### WORK TO BE COMPLETED
Quote all of the data that follows exactly as written, skipping the images.

### SUPPLIED MATERIAL
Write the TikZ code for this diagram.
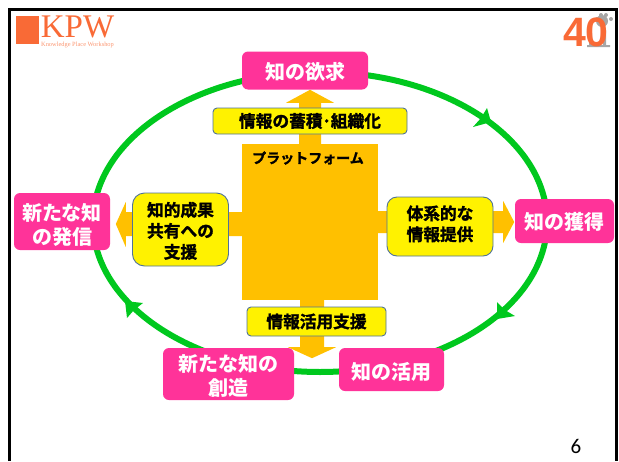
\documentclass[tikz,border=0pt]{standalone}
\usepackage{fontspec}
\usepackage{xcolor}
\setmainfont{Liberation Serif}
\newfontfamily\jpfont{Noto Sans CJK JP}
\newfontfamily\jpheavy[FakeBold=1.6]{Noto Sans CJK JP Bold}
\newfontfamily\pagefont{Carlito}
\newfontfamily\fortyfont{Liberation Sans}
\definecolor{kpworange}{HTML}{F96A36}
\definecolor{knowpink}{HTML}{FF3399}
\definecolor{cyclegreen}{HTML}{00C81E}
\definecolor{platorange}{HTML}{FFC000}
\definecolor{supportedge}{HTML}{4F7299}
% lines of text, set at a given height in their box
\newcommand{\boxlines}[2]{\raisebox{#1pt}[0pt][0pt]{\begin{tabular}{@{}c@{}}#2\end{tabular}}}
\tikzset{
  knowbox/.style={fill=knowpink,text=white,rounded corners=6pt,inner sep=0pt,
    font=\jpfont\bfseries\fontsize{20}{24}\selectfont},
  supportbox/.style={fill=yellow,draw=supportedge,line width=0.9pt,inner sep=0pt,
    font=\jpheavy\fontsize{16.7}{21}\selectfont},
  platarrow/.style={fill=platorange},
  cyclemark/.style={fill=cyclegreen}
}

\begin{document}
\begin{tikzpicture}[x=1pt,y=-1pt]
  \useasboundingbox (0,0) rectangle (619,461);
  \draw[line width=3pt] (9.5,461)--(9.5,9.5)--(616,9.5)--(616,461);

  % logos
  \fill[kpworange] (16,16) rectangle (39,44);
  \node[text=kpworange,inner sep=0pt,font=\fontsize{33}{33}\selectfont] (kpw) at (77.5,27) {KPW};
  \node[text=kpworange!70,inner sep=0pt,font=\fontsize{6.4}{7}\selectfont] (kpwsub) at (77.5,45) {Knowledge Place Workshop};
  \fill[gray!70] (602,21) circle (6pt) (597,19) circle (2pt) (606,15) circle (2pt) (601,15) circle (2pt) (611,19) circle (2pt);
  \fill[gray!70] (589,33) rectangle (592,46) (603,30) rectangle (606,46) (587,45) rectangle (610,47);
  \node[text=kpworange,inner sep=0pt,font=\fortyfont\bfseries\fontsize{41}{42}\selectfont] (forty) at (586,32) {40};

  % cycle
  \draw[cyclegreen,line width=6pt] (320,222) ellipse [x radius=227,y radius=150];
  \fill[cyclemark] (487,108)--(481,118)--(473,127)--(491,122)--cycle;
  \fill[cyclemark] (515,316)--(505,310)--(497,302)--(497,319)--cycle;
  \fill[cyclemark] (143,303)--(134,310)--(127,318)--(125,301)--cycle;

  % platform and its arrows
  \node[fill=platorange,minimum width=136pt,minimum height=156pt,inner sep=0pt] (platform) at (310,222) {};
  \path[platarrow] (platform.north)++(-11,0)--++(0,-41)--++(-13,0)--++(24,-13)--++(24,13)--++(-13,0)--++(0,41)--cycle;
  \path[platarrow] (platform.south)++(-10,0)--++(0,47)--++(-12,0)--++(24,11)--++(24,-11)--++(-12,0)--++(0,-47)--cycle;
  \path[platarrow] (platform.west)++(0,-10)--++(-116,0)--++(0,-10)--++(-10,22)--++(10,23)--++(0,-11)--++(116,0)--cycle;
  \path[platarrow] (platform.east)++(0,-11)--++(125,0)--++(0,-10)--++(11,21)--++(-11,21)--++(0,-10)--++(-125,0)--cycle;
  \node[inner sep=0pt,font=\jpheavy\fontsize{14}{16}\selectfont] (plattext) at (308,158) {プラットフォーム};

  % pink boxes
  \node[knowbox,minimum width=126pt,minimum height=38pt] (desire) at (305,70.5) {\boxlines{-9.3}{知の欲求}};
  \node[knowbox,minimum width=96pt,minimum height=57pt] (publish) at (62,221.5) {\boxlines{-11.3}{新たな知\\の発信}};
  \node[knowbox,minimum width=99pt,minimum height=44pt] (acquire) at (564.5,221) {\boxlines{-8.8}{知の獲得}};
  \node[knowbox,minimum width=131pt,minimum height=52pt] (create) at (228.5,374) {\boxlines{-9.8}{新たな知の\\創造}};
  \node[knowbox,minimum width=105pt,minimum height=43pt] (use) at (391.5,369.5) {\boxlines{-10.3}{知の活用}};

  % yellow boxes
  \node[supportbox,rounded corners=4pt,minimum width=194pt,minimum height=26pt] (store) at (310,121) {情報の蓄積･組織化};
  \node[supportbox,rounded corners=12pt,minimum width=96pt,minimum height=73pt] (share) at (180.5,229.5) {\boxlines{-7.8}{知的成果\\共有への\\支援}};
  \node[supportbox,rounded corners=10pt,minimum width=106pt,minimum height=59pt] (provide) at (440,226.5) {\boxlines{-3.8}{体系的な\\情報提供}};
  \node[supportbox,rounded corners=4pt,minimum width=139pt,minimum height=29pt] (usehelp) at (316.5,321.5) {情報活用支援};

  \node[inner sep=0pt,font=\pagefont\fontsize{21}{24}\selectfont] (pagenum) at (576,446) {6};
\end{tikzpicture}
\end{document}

### RESPONSE TO THIS EXERCISE
Write the TikZ code for this diagram.
\documentclass[tikz,border=0pt]{standalone}
\usepackage{fontspec}
\usepackage{xcolor}
\setmainfont{Liberation Serif}
\newfontfamily\jpfont{Noto Sans CJK JP}
\newfontfamily\jpheavy[FakeBold=1.6]{Noto Sans CJK JP Bold}
\newfontfamily\pagefont{Carlito}
\newfontfamily\fortyfont{Liberation Sans}
\definecolor{kpworange}{HTML}{F96A36}
\definecolor{knowpink}{HTML}{FF3399}
\definecolor{cyclegreen}{HTML}{00C81E}
\definecolor{platorange}{HTML}{FFC000}
\definecolor{supportedge}{HTML}{4F7299}
% lines of text, set at a given height in their box
\newcommand{\boxlines}[2]{\raisebox{#1pt}[0pt][0pt]{\begin{tabular}{@{}c@{}}#2\end{tabular}}}
\tikzset{
  knowbox/.style={fill=knowpink,text=white,rounded corners=6pt,inner sep=0pt,
    font=\jpfont\bfseries\fontsize{20}{24}\selectfont},
  supportbox/.style={fill=yellow,draw=supportedge,line width=0.9pt,inner sep=0pt,
    font=\jpheavy\fontsize{16.7}{21}\selectfont},
  platarrow/.style={fill=platorange},
  cyclemark/.style={fill=cyclegreen}
}

\begin{document}
\begin{tikzpicture}[x=1pt,y=-1pt]
  \useasboundingbox (0,0) rectangle (619,461);
  \draw[line width=3pt] (9.5,461)--(9.5,9.5)--(616,9.5)--(616,461);

  % logos
  \fill[kpworange] (16,16) rectangle (39,44);
  \node[text=kpworange,inner sep=0pt,font=\fontsize{33}{33}\selectfont] (kpw) at (77.5,27) {KPW};
  \node[text=kpworange!70,inner sep=0pt,font=\fontsize{6.4}{7}\selectfont] (kpwsub) at (77.5,45) {Knowledge Place Workshop};
  \fill[gray!70] (602,21) circle (6pt) (597,19) circle (2pt) (606,15) circle (2pt) (601,15) circle (2pt) (611,19) circle (2pt);
  \fill[gray!70] (589,33) rectangle (592,46) (603,30) rectangle (606,46) (587,45) rectangle (610,47);
  \node[text=kpworange,inner sep=0pt,font=\fortyfont\bfseries\fontsize{41}{42}\selectfont] (forty) at (586,32) {40};

  % cycle
  \draw[cyclegreen,line width=6pt] (320,222) ellipse [x radius=227,y radius=150];
  \fill[cyclemark] (487,108)--(481,118)--(473,127)--(491,122)--cycle;
  \fill[cyclemark] (515,316)--(505,310)--(497,302)--(497,319)--cycle;
  \fill[cyclemark] (143,303)--(134,310)--(127,318)--(125,301)--cycle;

  % platform and its arrows
  \node[fill=platorange,minimum width=136pt,minimum height=156pt,inner sep=0pt] (platform) at (310,222) {};
  \path[platarrow] (platform.north)++(-11,0)--++(0,-41)--++(-13,0)--++(24,-13)--++(24,13)--++(-13,0)--++(0,41)--cycle;
  \path[platarrow] (platform.south)++(-10,0)--++(0,47)--++(-12,0)--++(24,11)--++(24,-11)--++(-12,0)--++(0,-47)--cycle;
  \path[platarrow] (platform.west)++(0,-10)--++(-116,0)--++(0,-10)--++(-10,22)--++(10,23)--++(0,-11)--++(116,0)--cycle;
  \path[platarrow] (platform.east)++(0,-11)--++(125,0)--++(0,-10)--++(11,21)--++(-11,21)--++(0,-10)--++(-125,0)--cycle;
  \node[inner sep=0pt,font=\jpheavy\fontsize{14}{16}\selectfont] (plattext) at (308,158) {プラットフォーム};

  % pink boxes
  \node[knowbox,minimum width=126pt,minimum height=38pt] (desire) at (305,70.5) {\boxlines{-9.3}{知の欲求}};
  \node[knowbox,minimum width=96pt,minimum height=57pt] (publish) at (62,221.5) {\boxlines{-11.3}{新たな知\\の発信}};
  \node[knowbox,minimum width=99pt,minimum height=44pt] (acquire) at (564.5,221) {\boxlines{-8.8}{知の獲得}};
  \node[knowbox,minimum width=131pt,minimum height=52pt] (create) at (228.5,374) {\boxlines{-9.8}{新たな知の\\創造}};
  \node[knowbox,minimum width=105pt,minimum height=43pt] (use) at (391.5,369.5) {\boxlines{-10.3}{知の活用}};

  % yellow boxes
  \node[supportbox,rounded corners=4pt,minimum width=194pt,minimum height=26pt] (store) at (310,121) {情報の蓄積･組織化};
  \node[supportbox,rounded corners=12pt,minimum width=96pt,minimum height=73pt] (share) at (180.5,229.5) {\boxlines{-7.8}{知的成果\\共有への\\支援}};
  \node[supportbox,rounded corners=10pt,minimum width=106pt,minimum height=59pt] (provide) at (440,226.5) {\boxlines{-3.8}{体系的な\\情報提供}};
  \node[supportbox,rounded corners=4pt,minimum width=139pt,minimum height=29pt] (usehelp) at (316.5,321.5) {情報活用支援};

  \node[inner sep=0pt,font=\pagefont\fontsize{21}{24}\selectfont] (pagenum) at (576,446) {6};
\end{tikzpicture}
\end{document}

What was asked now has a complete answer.